[Problem to work on]:
Output the full listing below exactly as it reads, and skip anything that is a picture.

Start of Information supplied

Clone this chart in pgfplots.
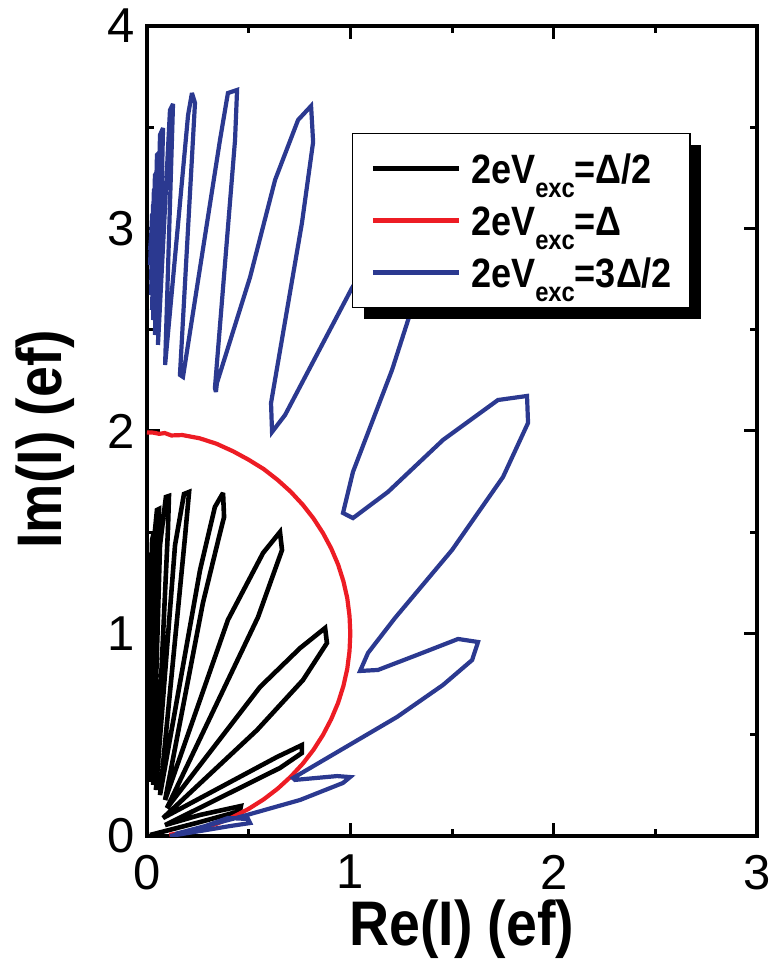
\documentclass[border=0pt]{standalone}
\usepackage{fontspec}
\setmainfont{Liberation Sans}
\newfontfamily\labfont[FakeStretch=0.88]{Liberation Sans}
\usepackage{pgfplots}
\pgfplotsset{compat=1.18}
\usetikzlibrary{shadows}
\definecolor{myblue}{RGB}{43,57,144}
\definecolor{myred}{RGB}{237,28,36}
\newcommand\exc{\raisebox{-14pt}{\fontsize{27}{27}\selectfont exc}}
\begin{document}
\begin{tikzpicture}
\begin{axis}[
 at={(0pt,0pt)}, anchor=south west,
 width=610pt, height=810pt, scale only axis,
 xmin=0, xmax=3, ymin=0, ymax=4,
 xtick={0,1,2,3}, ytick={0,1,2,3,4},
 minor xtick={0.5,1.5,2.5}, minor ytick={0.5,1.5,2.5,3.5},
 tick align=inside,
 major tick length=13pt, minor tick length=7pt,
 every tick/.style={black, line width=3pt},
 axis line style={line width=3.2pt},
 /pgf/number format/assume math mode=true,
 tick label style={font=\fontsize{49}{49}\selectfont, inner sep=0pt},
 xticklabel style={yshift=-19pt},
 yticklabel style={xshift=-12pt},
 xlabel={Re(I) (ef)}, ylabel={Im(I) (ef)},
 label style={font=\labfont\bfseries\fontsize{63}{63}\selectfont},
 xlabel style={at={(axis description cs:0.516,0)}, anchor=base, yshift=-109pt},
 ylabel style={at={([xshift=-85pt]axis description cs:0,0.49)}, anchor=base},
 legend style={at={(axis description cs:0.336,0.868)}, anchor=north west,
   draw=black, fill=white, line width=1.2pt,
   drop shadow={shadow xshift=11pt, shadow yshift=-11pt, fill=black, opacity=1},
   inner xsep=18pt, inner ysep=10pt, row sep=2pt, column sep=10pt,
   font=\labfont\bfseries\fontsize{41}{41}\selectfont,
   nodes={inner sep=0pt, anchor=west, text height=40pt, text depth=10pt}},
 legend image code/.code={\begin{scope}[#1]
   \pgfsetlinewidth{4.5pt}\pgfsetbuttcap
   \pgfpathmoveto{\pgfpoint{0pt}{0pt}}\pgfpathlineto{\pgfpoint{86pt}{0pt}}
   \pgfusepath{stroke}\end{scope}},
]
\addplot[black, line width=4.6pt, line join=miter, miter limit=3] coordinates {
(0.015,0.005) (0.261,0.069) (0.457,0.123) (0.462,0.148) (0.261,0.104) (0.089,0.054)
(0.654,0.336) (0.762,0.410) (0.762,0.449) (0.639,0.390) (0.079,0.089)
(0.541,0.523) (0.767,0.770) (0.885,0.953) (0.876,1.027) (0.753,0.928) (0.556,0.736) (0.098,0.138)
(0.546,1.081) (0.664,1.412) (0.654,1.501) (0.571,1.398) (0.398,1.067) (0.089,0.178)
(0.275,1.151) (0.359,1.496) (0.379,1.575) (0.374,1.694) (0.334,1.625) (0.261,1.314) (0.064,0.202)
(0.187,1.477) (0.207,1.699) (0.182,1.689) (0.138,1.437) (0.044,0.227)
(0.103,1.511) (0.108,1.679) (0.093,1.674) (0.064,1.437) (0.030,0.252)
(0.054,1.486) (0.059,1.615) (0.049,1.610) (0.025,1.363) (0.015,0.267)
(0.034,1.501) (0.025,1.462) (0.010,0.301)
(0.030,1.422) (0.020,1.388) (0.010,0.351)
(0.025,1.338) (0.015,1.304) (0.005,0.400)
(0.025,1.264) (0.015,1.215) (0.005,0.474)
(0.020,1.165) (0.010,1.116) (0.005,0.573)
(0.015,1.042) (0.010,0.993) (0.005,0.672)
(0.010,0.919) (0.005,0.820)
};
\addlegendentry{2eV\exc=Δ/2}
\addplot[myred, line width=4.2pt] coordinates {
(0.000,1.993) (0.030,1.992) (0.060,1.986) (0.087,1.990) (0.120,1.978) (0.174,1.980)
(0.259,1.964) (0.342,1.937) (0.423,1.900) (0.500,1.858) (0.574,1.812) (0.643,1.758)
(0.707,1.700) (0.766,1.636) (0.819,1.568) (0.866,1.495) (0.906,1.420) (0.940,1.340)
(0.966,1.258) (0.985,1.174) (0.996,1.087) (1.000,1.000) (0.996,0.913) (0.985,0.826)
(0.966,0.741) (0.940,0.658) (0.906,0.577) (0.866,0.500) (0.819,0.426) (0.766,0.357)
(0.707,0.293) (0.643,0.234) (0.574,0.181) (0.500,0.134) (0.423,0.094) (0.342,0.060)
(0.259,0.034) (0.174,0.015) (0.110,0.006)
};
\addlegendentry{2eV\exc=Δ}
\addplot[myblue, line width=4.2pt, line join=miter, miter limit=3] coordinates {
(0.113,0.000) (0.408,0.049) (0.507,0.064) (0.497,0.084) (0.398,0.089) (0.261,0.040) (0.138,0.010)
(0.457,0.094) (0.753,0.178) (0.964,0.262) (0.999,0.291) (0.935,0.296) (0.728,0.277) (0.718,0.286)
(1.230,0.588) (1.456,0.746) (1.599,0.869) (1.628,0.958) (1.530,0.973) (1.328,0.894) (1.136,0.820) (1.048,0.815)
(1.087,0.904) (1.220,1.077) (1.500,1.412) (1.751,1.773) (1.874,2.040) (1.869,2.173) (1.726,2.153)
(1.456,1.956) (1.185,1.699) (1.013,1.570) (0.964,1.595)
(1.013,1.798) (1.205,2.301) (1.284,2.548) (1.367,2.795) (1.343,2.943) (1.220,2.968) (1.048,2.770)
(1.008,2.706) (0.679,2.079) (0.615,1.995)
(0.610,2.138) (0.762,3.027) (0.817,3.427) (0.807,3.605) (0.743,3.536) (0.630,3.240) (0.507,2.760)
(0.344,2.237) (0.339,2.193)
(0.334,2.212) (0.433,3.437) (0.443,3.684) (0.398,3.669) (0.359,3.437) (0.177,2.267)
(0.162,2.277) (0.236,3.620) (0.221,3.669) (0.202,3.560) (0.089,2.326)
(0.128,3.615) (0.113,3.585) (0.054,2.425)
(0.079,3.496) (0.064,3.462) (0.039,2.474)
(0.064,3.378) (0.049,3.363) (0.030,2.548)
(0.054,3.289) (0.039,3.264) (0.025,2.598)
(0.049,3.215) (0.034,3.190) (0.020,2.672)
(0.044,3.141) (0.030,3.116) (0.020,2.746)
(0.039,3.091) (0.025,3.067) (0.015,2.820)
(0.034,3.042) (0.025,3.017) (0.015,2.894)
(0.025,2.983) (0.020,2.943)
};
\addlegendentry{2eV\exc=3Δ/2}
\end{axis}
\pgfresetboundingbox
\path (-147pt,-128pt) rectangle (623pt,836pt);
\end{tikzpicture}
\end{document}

End of Information supplied

[Output]:
Clone this chart in pgfplots.
\documentclass[border=0pt]{standalone}
\usepackage{fontspec}
\setmainfont{Liberation Sans}
\newfontfamily\labfont[FakeStretch=0.88]{Liberation Sans}
\usepackage{pgfplots}
\pgfplotsset{compat=1.18}
\usetikzlibrary{shadows}
\definecolor{myblue}{RGB}{43,57,144}
\definecolor{myred}{RGB}{237,28,36}
\newcommand\exc{\raisebox{-14pt}{\fontsize{27}{27}\selectfont exc}}
\begin{document}
\begin{tikzpicture}
\begin{axis}[
 at={(0pt,0pt)}, anchor=south west,
 width=610pt, height=810pt, scale only axis,
 xmin=0, xmax=3, ymin=0, ymax=4,
 xtick={0,1,2,3}, ytick={0,1,2,3,4},
 minor xtick={0.5,1.5,2.5}, minor ytick={0.5,1.5,2.5,3.5},
 tick align=inside,
 major tick length=13pt, minor tick length=7pt,
 every tick/.style={black, line width=3pt},
 axis line style={line width=3.2pt},
 /pgf/number format/assume math mode=true,
 tick label style={font=\fontsize{49}{49}\selectfont, inner sep=0pt},
 xticklabel style={yshift=-19pt},
 yticklabel style={xshift=-12pt},
 xlabel={Re(I) (ef)}, ylabel={Im(I) (ef)},
 label style={font=\labfont\bfseries\fontsize{63}{63}\selectfont},
 xlabel style={at={(axis description cs:0.516,0)}, anchor=base, yshift=-109pt},
 ylabel style={at={([xshift=-85pt]axis description cs:0,0.49)}, anchor=base},
 legend style={at={(axis description cs:0.336,0.868)}, anchor=north west,
   draw=black, fill=white, line width=1.2pt,
   drop shadow={shadow xshift=11pt, shadow yshift=-11pt, fill=black, opacity=1},
   inner xsep=18pt, inner ysep=10pt, row sep=2pt, column sep=10pt,
   font=\labfont\bfseries\fontsize{41}{41}\selectfont,
   nodes={inner sep=0pt, anchor=west, text height=40pt, text depth=10pt}},
 legend image code/.code={\begin{scope}[#1]
   \pgfsetlinewidth{4.5pt}\pgfsetbuttcap
   \pgfpathmoveto{\pgfpoint{0pt}{0pt}}\pgfpathlineto{\pgfpoint{86pt}{0pt}}
   \pgfusepath{stroke}\end{scope}},
]
\addplot[black, line width=4.6pt, line join=miter, miter limit=3] coordinates {
(0.015,0.005) (0.261,0.069) (0.457,0.123) (0.462,0.148) (0.261,0.104) (0.089,0.054)
(0.654,0.336) (0.762,0.410) (0.762,0.449) (0.639,0.390) (0.079,0.089)
(0.541,0.523) (0.767,0.770) (0.885,0.953) (0.876,1.027) (0.753,0.928) (0.556,0.736) (0.098,0.138)
(0.546,1.081) (0.664,1.412) (0.654,1.501) (0.571,1.398) (0.398,1.067) (0.089,0.178)
(0.275,1.151) (0.359,1.496) (0.379,1.575) (0.374,1.694) (0.334,1.625) (0.261,1.314) (0.064,0.202)
(0.187,1.477) (0.207,1.699) (0.182,1.689) (0.138,1.437) (0.044,0.227)
(0.103,1.511) (0.108,1.679) (0.093,1.674) (0.064,1.437) (0.030,0.252)
(0.054,1.486) (0.059,1.615) (0.049,1.610) (0.025,1.363) (0.015,0.267)
(0.034,1.501) (0.025,1.462) (0.010,0.301)
(0.030,1.422) (0.020,1.388) (0.010,0.351)
(0.025,1.338) (0.015,1.304) (0.005,0.400)
(0.025,1.264) (0.015,1.215) (0.005,0.474)
(0.020,1.165) (0.010,1.116) (0.005,0.573)
(0.015,1.042) (0.010,0.993) (0.005,0.672)
(0.010,0.919) (0.005,0.820)
};
\addlegendentry{2eV\exc=Δ/2}
\addplot[myred, line width=4.2pt] coordinates {
(0.000,1.993) (0.030,1.992) (0.060,1.986) (0.087,1.990) (0.120,1.978) (0.174,1.980)
(0.259,1.964) (0.342,1.937) (0.423,1.900) (0.500,1.858) (0.574,1.812) (0.643,1.758)
(0.707,1.700) (0.766,1.636) (0.819,1.568) (0.866,1.495) (0.906,1.420) (0.940,1.340)
(0.966,1.258) (0.985,1.174) (0.996,1.087) (1.000,1.000) (0.996,0.913) (0.985,0.826)
(0.966,0.741) (0.940,0.658) (0.906,0.577) (0.866,0.500) (0.819,0.426) (0.766,0.357)
(0.707,0.293) (0.643,0.234) (0.574,0.181) (0.500,0.134) (0.423,0.094) (0.342,0.060)
(0.259,0.034) (0.174,0.015) (0.110,0.006)
};
\addlegendentry{2eV\exc=Δ}
\addplot[myblue, line width=4.2pt, line join=miter, miter limit=3] coordinates {
(0.113,0.000) (0.408,0.049) (0.507,0.064) (0.497,0.084) (0.398,0.089) (0.261,0.040) (0.138,0.010)
(0.457,0.094) (0.753,0.178) (0.964,0.262) (0.999,0.291) (0.935,0.296) (0.728,0.277) (0.718,0.286)
(1.230,0.588) (1.456,0.746) (1.599,0.869) (1.628,0.958) (1.530,0.973) (1.328,0.894) (1.136,0.820) (1.048,0.815)
(1.087,0.904) (1.220,1.077) (1.500,1.412) (1.751,1.773) (1.874,2.040) (1.869,2.173) (1.726,2.153)
(1.456,1.956) (1.185,1.699) (1.013,1.570) (0.964,1.595)
(1.013,1.798) (1.205,2.301) (1.284,2.548) (1.367,2.795) (1.343,2.943) (1.220,2.968) (1.048,2.770)
(1.008,2.706) (0.679,2.079) (0.615,1.995)
(0.610,2.138) (0.762,3.027) (0.817,3.427) (0.807,3.605) (0.743,3.536) (0.630,3.240) (0.507,2.760)
(0.344,2.237) (0.339,2.193)
(0.334,2.212) (0.433,3.437) (0.443,3.684) (0.398,3.669) (0.359,3.437) (0.177,2.267)
(0.162,2.277) (0.236,3.620) (0.221,3.669) (0.202,3.560) (0.089,2.326)
(0.128,3.615) (0.113,3.585) (0.054,2.425)
(0.079,3.496) (0.064,3.462) (0.039,2.474)
(0.064,3.378) (0.049,3.363) (0.030,2.548)
(0.054,3.289) (0.039,3.264) (0.025,2.598)
(0.049,3.215) (0.034,3.190) (0.020,2.672)
(0.044,3.141) (0.030,3.116) (0.020,2.746)
(0.039,3.091) (0.025,3.067) (0.015,2.820)
(0.034,3.042) (0.025,3.017) (0.015,2.894)
(0.025,2.983) (0.020,2.943)
};
\addlegendentry{2eV\exc=3Δ/2}
\end{axis}
\pgfresetboundingbox
\path (-147pt,-128pt) rectangle (623pt,836pt);
\end{tikzpicture}
\end{document}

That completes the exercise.